* WRITTEN PROBLEM
Copy out exactly the lines from the one holding "What React, TypeScript" through the one holding "-2.0, -2.2, -2.4];", ends included; omit images.

# RECORDS SUPPLIED start

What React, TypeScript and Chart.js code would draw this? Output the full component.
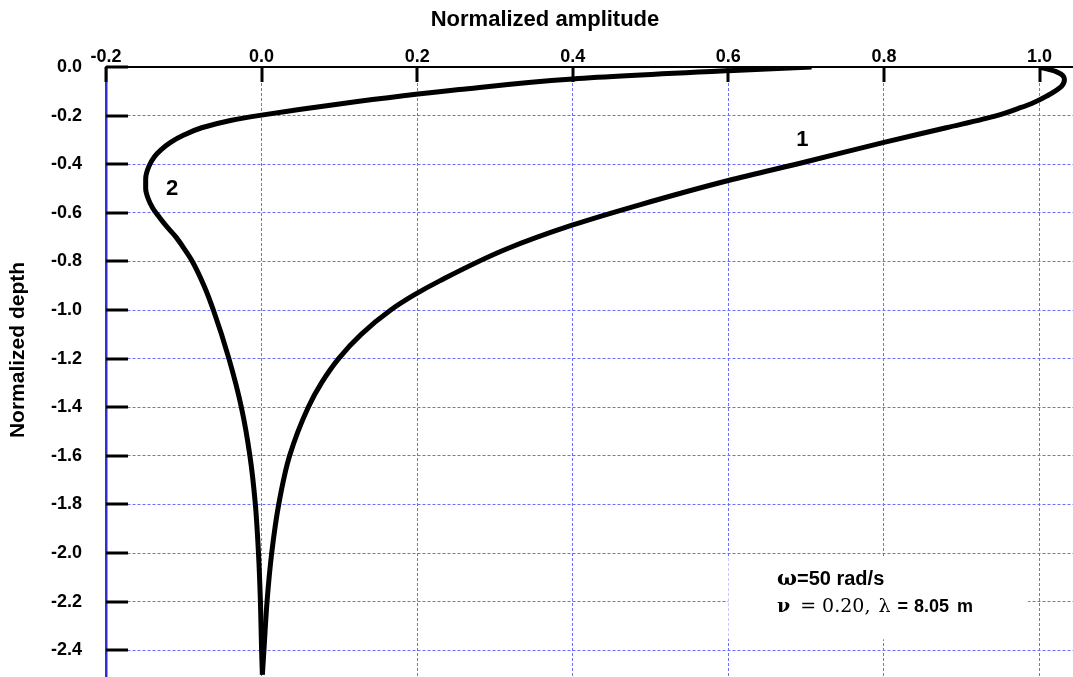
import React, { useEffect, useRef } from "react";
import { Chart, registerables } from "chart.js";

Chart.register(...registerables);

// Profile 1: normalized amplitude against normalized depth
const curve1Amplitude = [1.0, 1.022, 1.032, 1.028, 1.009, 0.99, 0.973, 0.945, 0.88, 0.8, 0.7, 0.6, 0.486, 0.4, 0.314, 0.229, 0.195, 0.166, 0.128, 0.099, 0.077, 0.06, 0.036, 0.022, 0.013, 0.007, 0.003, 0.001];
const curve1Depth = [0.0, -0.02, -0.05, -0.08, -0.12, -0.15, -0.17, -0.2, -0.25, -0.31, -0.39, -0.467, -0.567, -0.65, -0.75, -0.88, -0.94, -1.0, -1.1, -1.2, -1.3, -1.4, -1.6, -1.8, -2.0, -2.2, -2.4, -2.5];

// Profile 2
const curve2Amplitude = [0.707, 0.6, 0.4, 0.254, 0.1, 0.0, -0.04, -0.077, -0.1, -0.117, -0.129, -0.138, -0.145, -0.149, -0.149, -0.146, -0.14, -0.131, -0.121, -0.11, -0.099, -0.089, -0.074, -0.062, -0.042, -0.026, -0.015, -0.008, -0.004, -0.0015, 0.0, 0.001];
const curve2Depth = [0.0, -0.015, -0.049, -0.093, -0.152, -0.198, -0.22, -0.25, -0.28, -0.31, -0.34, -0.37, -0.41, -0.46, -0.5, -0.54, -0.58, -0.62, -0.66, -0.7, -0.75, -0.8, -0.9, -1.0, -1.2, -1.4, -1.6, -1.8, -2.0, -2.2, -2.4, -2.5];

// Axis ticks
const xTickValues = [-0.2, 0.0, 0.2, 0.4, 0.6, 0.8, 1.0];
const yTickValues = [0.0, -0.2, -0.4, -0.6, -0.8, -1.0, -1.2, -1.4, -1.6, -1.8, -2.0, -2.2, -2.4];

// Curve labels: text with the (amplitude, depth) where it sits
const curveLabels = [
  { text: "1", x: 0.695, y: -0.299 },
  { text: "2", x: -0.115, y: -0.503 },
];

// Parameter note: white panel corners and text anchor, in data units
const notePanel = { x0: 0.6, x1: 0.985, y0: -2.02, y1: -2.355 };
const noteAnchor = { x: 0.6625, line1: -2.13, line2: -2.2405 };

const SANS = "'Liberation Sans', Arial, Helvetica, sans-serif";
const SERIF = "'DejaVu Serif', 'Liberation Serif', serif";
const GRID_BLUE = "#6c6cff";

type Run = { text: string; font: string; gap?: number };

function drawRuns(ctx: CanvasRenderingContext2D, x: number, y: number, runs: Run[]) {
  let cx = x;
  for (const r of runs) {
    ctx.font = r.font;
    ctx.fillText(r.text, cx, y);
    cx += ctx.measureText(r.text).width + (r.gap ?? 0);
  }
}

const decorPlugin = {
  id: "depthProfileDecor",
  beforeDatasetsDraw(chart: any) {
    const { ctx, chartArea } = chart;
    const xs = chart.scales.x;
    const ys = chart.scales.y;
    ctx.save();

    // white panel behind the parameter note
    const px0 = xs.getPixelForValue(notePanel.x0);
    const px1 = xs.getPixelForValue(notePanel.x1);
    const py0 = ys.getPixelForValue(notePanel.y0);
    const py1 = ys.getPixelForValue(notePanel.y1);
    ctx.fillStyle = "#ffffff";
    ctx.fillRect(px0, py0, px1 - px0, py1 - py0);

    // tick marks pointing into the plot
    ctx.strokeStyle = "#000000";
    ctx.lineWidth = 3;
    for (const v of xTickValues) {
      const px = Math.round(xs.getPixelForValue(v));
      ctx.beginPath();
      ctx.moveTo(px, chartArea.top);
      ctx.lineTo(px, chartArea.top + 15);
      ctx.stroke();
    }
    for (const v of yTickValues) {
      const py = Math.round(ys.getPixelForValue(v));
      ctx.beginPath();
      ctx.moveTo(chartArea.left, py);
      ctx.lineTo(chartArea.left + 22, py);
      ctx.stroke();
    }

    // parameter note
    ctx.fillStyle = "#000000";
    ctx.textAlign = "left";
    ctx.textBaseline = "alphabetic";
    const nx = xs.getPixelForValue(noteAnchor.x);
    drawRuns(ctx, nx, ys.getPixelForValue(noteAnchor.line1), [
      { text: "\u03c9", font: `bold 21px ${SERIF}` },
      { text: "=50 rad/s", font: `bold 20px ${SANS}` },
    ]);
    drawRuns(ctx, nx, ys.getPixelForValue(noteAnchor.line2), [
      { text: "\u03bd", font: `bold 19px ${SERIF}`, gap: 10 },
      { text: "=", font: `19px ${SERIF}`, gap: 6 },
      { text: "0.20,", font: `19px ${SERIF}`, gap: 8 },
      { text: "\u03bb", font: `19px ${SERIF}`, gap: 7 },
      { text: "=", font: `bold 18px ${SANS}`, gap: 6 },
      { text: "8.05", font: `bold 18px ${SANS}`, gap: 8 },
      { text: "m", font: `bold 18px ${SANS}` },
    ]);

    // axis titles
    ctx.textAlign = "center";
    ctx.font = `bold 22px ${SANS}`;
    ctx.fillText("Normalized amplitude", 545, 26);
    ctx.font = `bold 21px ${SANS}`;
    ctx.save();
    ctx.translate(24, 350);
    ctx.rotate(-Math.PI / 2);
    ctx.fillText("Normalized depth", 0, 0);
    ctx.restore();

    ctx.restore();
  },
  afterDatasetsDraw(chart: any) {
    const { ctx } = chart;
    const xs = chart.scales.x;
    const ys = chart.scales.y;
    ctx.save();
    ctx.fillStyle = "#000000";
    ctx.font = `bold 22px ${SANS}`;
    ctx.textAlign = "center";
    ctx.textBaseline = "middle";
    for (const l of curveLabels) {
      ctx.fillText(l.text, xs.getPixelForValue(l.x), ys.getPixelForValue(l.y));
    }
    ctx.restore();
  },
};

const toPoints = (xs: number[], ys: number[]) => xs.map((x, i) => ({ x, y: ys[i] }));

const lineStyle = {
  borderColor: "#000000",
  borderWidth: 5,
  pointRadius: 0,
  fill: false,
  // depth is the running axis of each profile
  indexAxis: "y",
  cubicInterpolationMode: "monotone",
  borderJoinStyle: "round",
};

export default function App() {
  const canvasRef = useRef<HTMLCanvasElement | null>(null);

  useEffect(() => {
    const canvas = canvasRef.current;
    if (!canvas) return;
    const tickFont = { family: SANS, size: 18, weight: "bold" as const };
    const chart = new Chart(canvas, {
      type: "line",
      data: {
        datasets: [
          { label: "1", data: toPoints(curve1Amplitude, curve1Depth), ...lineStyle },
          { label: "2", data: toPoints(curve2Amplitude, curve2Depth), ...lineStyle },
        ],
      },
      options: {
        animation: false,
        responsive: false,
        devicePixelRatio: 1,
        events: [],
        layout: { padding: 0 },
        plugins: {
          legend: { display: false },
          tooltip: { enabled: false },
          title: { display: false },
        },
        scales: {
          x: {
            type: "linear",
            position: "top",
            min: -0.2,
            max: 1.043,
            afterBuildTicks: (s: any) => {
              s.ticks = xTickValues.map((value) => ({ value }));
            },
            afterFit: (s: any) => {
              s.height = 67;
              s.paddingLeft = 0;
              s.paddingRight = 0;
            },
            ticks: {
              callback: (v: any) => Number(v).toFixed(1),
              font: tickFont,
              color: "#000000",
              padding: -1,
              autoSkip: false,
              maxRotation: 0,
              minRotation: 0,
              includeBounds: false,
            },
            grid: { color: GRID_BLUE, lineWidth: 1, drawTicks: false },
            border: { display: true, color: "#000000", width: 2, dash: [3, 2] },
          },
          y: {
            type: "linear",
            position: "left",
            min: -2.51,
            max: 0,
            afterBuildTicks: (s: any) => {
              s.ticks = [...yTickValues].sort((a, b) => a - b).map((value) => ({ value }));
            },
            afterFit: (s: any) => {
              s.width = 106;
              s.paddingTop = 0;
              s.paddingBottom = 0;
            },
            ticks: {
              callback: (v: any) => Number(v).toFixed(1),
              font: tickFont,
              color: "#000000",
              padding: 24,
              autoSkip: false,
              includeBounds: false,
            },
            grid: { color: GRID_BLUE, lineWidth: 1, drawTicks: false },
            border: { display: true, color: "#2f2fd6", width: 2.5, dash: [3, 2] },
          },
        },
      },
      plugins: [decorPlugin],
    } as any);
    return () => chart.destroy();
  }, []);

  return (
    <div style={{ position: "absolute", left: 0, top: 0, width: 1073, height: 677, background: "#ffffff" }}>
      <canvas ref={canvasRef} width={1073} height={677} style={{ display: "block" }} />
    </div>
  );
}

# RECORDS SUPPLIED end
# RECORDS SUPPLIED start

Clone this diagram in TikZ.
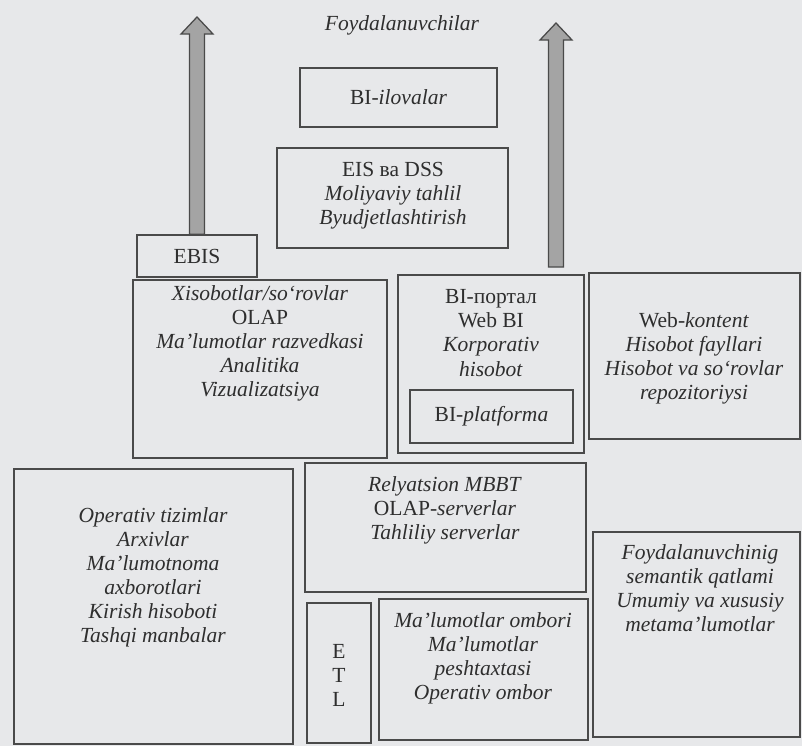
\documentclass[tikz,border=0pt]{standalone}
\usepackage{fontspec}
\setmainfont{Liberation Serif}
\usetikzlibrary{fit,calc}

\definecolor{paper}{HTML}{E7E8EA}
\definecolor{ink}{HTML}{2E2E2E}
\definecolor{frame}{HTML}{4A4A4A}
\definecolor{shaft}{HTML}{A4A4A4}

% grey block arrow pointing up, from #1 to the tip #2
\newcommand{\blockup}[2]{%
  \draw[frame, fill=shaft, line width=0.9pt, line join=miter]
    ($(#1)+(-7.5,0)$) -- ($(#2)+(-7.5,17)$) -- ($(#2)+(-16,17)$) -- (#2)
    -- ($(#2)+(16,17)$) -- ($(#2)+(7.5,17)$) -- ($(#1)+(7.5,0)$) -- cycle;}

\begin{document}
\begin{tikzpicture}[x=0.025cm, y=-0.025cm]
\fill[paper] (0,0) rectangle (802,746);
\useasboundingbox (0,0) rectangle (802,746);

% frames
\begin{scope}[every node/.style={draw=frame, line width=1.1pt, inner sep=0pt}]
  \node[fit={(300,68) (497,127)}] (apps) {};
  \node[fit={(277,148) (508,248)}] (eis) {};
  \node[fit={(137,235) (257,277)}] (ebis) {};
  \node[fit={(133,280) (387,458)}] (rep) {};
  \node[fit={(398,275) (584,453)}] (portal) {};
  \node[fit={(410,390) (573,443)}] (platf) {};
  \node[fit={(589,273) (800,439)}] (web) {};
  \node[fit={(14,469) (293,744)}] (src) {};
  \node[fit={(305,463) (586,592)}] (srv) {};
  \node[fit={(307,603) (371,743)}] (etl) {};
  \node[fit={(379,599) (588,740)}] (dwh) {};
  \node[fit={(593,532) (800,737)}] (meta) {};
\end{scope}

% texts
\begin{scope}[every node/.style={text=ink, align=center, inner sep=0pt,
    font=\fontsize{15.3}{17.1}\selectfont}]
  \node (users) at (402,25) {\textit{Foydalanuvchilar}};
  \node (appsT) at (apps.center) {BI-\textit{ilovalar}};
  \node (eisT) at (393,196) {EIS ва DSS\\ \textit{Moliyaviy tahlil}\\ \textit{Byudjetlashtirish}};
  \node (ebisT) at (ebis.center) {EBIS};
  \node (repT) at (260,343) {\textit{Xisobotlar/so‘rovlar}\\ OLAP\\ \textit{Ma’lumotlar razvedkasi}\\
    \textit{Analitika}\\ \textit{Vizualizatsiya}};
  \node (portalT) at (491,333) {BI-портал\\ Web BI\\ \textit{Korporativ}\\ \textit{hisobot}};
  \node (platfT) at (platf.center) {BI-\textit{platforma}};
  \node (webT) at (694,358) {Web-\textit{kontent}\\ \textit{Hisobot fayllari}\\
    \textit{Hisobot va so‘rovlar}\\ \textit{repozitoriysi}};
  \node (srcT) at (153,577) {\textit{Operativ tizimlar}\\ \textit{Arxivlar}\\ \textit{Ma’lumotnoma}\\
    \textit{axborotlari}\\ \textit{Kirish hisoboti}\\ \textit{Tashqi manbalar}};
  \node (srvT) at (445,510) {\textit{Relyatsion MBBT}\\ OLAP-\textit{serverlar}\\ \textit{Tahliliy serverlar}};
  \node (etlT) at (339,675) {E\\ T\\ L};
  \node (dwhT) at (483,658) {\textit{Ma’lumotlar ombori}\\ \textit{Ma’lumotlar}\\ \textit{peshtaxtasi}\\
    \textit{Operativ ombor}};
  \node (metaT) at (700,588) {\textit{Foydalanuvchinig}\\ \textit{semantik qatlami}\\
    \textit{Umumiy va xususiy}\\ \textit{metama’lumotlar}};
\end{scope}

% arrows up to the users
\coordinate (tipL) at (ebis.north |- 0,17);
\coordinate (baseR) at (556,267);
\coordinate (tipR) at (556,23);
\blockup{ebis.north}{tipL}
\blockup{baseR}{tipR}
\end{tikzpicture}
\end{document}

# RECORDS SUPPLIED end
# RECORDS SUPPLIED start

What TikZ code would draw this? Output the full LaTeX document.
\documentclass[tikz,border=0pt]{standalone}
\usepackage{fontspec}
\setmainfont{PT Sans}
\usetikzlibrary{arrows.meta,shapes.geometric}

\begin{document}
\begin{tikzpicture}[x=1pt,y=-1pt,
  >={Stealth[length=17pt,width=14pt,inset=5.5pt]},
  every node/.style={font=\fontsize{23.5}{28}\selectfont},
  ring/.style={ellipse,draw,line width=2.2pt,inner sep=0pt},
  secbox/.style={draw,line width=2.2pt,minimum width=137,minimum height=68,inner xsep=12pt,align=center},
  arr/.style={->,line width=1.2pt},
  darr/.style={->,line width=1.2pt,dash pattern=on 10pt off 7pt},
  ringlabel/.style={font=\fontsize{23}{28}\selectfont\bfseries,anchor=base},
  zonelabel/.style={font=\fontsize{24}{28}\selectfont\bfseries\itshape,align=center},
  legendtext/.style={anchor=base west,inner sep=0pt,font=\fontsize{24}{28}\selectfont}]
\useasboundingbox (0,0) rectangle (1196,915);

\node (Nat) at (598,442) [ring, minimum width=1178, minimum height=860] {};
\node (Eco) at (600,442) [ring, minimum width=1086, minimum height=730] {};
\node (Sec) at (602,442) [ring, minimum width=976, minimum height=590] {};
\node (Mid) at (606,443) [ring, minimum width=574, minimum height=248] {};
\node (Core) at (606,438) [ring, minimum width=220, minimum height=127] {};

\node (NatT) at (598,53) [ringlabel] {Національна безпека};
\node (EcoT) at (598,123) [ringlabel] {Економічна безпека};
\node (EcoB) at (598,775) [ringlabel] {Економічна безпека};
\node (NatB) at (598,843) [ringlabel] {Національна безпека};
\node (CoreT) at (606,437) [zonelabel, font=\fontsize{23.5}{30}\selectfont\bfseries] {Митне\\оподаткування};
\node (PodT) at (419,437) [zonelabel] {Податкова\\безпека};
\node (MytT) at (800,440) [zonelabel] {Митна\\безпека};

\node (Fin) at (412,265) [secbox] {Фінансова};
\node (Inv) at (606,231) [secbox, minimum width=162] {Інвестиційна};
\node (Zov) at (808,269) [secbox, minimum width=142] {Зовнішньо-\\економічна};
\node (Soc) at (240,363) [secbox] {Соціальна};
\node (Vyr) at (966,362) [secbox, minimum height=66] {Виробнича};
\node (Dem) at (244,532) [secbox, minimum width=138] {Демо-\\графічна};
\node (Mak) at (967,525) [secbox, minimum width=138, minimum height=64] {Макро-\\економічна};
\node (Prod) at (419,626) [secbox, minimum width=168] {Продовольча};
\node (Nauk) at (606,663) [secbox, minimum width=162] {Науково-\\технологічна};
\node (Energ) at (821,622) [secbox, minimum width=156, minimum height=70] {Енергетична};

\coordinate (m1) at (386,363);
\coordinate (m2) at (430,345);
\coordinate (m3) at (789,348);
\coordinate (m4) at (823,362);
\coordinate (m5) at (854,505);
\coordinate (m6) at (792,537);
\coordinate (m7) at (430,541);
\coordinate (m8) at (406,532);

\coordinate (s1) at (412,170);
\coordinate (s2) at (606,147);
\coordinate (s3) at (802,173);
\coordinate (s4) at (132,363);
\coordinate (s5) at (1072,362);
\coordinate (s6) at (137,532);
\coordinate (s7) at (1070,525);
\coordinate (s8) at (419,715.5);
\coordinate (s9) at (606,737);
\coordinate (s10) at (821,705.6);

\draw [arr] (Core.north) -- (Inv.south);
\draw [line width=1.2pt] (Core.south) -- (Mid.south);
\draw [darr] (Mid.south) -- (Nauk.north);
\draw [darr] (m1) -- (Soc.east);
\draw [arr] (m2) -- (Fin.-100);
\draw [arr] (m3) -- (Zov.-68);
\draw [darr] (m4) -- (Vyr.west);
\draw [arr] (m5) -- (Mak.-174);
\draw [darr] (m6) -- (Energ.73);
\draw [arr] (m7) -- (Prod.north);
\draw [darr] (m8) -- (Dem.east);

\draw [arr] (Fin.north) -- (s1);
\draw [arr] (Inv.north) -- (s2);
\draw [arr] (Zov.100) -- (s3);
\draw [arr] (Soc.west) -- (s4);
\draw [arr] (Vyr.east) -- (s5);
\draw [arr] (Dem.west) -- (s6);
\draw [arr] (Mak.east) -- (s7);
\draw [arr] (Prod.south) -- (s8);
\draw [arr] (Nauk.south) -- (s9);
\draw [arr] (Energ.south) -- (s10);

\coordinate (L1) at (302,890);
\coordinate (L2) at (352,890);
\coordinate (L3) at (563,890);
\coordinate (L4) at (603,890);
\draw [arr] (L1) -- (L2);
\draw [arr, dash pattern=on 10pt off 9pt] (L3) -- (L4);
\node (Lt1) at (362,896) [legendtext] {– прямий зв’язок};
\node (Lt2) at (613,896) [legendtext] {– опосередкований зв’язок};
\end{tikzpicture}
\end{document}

# RECORDS SUPPLIED end

* ANSWER TO THIS PROBLEM
What React, TypeScript and Chart.js code would draw this? Output the full component.
import React, { useEffect, useRef } from "react";
import { Chart, registerables } from "chart.js";

Chart.register(...registerables);

// Profile 1: normalized amplitude against normalized depth
const curve1Amplitude = [1.0, 1.022, 1.032, 1.028, 1.009, 0.99, 0.973, 0.945, 0.88, 0.8, 0.7, 0.6, 0.486, 0.4, 0.314, 0.229, 0.195, 0.166, 0.128, 0.099, 0.077, 0.06, 0.036, 0.022, 0.013, 0.007, 0.003, 0.001];
const curve1Depth = [0.0, -0.02, -0.05, -0.08, -0.12, -0.15, -0.17, -0.2, -0.25, -0.31, -0.39, -0.467, -0.567, -0.65, -0.75, -0.88, -0.94, -1.0, -1.1, -1.2, -1.3, -1.4, -1.6, -1.8, -2.0, -2.2, -2.4, -2.5];

// Profile 2
const curve2Amplitude = [0.707, 0.6, 0.4, 0.254, 0.1, 0.0, -0.04, -0.077, -0.1, -0.117, -0.129, -0.138, -0.145, -0.149, -0.149, -0.146, -0.14, -0.131, -0.121, -0.11, -0.099, -0.089, -0.074, -0.062, -0.042, -0.026, -0.015, -0.008, -0.004, -0.0015, 0.0, 0.001];
const curve2Depth = [0.0, -0.015, -0.049, -0.093, -0.152, -0.198, -0.22, -0.25, -0.28, -0.31, -0.34, -0.37, -0.41, -0.46, -0.5, -0.54, -0.58, -0.62, -0.66, -0.7, -0.75, -0.8, -0.9, -1.0, -1.2, -1.4, -1.6, -1.8, -2.0, -2.2, -2.4, -2.5];

// Axis ticks
const xTickValues = [-0.2, 0.0, 0.2, 0.4, 0.6, 0.8, 1.0];
const yTickValues = [0.0, -0.2, -0.4, -0.6, -0.8, -1.0, -1.2, -1.4, -1.6, -1.8, -2.0, -2.2, -2.4];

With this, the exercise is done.